Q: What will it be like playing with your son Sunday in Toronto?
A: We’re going to play a Legends game on Sunday, and my son Anthony’s going to play my first 30 minutes and I’ll play the second 30 minutes, so it’ll be nice to be on the ice with him. I have an 8-year-old at home, so I think he’s starting to realize what I’ve accomplished in my career. When I was still playing, he didn’t really realize what was going on. So now I think he’s taking everything in a little bit. It’s been awesome just to see him interact with me about these things.
Q: Does he play hockey?
A: Oh, yeah. He’s a forward, but he’ll become a goalie, trust me.
Q: That’s a lot of pressure to follow in his dad’s footsteps.
A: That’s OK (chuckle).
Q: What advice would you give him?
A: Have fun. Make sure you work really, really hard and enjoy yourself.
Q: Favorite childhood memories?
A: Every Christmas we went to my parents’ cottage. My big brother would bring his buddies around, and we would play hockey games in the driveway. I still remember every Christmas, I would wake them up, they were probably having a few drinks or whatever and I’m sure they didn’t want someone 7, 8 years old waking them and (saying), “Let’s go play outside,” when it was minus-40 Celsius.
Q: When you started playing in the NHL, what kind of career did you imagine?
A: Not the one I had, that’s for sure. You just go out there and then you get greedy. You get a little of success and next thing you know, you believe that you belong, and you just feed off that energy, and you wake up 15 years later and you’re still in the league, and you got the most wins, and you’re like, “Wow, what just happened here?” I put my head down, I wanted to have fun, I wanted to win.

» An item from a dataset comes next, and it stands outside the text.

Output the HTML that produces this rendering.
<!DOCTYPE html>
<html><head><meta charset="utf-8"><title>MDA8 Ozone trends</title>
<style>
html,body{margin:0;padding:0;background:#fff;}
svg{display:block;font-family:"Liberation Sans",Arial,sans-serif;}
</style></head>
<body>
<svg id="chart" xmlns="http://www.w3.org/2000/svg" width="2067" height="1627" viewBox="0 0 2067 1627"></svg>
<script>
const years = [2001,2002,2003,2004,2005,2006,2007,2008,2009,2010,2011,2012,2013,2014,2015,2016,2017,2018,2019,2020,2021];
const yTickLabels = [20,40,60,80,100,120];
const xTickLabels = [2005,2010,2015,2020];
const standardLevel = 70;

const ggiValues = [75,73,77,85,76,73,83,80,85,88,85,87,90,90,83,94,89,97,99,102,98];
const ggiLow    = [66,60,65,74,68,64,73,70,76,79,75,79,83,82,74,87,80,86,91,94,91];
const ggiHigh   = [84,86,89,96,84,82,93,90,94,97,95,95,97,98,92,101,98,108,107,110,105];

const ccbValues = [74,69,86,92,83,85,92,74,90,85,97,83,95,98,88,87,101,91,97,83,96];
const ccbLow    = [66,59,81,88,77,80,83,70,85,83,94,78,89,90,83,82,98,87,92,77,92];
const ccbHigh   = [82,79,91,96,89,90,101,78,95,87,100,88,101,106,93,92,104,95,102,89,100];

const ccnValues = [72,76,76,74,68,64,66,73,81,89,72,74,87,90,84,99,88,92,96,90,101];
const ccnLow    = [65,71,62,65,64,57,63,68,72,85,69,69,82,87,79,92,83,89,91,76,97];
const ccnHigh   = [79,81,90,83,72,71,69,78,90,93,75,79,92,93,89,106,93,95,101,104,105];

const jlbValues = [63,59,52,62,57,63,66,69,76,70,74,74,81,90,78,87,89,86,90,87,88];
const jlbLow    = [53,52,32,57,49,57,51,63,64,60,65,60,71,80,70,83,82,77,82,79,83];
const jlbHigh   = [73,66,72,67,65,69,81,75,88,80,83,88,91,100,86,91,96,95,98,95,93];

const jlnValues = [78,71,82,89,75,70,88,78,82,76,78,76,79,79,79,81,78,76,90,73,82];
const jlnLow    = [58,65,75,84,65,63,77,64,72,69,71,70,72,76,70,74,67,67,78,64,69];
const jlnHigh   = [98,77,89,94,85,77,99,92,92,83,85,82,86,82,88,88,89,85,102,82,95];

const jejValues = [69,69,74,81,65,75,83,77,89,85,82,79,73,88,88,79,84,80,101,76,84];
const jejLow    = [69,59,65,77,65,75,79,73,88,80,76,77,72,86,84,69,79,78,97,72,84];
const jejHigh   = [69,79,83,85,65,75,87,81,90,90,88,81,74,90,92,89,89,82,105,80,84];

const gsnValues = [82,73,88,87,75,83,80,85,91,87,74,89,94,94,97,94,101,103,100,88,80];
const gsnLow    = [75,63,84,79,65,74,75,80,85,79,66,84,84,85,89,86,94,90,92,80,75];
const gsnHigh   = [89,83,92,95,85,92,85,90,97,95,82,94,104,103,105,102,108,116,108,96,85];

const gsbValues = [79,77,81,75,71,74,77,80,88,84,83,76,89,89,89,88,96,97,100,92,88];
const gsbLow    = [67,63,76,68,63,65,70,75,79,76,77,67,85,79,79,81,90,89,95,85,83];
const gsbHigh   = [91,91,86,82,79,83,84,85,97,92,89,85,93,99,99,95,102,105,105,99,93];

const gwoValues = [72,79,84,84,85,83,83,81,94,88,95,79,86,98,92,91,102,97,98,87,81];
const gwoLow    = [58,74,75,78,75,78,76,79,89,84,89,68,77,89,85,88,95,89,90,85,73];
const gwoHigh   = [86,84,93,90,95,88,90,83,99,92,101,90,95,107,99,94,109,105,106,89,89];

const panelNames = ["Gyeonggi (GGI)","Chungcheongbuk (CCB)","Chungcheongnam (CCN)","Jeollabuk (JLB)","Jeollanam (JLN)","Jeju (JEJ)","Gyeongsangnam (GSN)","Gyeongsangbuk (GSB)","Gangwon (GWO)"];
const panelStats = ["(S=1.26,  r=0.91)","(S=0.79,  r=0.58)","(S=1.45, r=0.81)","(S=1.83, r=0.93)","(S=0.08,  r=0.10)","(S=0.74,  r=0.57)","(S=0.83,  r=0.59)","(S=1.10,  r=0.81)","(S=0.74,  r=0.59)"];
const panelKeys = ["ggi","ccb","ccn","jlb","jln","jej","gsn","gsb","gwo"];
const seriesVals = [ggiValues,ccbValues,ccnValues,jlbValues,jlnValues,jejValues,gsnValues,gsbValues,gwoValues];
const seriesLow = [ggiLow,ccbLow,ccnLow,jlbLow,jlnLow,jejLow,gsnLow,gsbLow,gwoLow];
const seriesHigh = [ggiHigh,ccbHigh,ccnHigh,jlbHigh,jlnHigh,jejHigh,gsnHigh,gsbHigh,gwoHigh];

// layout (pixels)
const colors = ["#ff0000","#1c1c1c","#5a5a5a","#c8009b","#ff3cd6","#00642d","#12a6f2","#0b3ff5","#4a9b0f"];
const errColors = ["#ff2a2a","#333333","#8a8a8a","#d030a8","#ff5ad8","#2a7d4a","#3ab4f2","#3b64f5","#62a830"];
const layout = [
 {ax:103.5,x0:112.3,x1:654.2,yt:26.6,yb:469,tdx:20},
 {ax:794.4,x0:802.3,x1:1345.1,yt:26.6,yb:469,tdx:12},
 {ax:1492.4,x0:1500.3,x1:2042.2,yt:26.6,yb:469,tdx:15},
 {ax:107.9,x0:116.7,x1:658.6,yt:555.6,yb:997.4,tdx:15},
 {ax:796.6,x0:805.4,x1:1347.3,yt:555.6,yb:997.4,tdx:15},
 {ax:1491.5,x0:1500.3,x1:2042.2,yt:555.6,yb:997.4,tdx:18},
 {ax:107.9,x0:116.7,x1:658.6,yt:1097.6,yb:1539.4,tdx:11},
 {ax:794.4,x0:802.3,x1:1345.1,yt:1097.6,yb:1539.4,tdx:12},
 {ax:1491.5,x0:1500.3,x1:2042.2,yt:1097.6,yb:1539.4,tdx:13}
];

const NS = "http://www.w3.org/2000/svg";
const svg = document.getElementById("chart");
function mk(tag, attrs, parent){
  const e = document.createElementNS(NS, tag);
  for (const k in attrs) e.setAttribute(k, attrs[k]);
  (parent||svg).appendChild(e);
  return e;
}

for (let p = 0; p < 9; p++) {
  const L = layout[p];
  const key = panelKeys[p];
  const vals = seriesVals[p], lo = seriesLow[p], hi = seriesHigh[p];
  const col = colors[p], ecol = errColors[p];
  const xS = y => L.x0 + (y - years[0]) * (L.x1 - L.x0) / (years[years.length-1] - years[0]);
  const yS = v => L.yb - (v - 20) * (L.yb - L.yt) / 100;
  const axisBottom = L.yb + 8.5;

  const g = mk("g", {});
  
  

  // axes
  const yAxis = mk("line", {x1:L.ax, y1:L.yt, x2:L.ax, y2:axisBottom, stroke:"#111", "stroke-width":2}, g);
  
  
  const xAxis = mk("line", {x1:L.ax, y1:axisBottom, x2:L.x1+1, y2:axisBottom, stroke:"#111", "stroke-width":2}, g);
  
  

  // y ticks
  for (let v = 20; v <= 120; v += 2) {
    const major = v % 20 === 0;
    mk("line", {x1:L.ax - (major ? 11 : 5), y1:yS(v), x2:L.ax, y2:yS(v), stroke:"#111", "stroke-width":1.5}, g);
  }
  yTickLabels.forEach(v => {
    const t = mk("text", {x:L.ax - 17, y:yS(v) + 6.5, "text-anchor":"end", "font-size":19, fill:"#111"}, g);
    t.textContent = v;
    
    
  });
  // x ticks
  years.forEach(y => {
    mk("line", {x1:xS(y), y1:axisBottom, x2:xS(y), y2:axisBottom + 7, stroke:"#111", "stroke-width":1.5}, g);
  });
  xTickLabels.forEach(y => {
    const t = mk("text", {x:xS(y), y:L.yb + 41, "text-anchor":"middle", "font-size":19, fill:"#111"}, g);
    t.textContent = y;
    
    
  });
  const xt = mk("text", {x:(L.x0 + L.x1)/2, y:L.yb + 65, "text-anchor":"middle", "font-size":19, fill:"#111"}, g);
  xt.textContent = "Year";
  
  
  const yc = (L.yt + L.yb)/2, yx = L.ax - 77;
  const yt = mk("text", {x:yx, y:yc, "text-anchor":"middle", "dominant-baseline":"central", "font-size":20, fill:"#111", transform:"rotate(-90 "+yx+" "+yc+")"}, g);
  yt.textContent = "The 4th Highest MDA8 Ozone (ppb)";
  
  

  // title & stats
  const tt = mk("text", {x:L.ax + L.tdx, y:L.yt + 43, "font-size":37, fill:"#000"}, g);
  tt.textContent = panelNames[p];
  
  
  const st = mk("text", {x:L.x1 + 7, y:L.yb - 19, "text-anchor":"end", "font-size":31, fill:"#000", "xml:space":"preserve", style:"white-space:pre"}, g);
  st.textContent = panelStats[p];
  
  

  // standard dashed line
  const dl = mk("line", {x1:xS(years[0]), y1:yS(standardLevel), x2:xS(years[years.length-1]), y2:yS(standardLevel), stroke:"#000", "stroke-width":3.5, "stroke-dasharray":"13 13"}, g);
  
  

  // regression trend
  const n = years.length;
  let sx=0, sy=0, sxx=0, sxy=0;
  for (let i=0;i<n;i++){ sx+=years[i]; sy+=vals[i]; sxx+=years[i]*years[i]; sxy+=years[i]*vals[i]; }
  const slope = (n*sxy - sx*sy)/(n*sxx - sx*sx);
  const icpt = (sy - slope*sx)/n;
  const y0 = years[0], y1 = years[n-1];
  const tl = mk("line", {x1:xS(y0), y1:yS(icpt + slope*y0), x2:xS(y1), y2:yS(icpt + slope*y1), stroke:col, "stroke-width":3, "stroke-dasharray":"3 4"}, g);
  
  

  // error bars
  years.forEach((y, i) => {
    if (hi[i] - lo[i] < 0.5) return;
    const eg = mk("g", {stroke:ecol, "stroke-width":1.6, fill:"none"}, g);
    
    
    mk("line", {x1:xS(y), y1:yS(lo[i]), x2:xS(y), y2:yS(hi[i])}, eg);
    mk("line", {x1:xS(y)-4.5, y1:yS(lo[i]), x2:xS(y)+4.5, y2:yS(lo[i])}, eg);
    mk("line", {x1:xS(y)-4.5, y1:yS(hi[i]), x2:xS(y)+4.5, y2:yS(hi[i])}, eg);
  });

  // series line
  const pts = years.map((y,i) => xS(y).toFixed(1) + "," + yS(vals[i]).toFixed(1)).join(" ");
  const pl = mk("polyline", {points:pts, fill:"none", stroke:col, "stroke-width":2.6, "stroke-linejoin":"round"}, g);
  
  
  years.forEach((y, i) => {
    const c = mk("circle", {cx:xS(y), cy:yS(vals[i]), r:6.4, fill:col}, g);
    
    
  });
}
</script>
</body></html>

Q: Did you set goals for yourself when you started?
A: Not really. I just wanted to be in the NHL. It’s a dream come true to be part of an NHL team, to be a regular in the NHL, to live the life, to make the money and do all that stuff. For me it was just to be able to say that I had a place to play hockey and I was wanted where I was.
Q: What made you a Hall of Famer, in your eyes?
A: My love for the game, and my work ethic. I didn’t take any shortcuts for my success, that’s for sure.
Q: What drove you?
A: Winning. To have that feeling after a game or after a season that you’re able to stand on top of the mountain.
Q: Do you think you might cry on Monday night?
A: It’ll be emotional. … I hope not, but we’ll see. … I’m sure my buddies have bets on them (laugh), so we’ll see if I can make some money off of that one.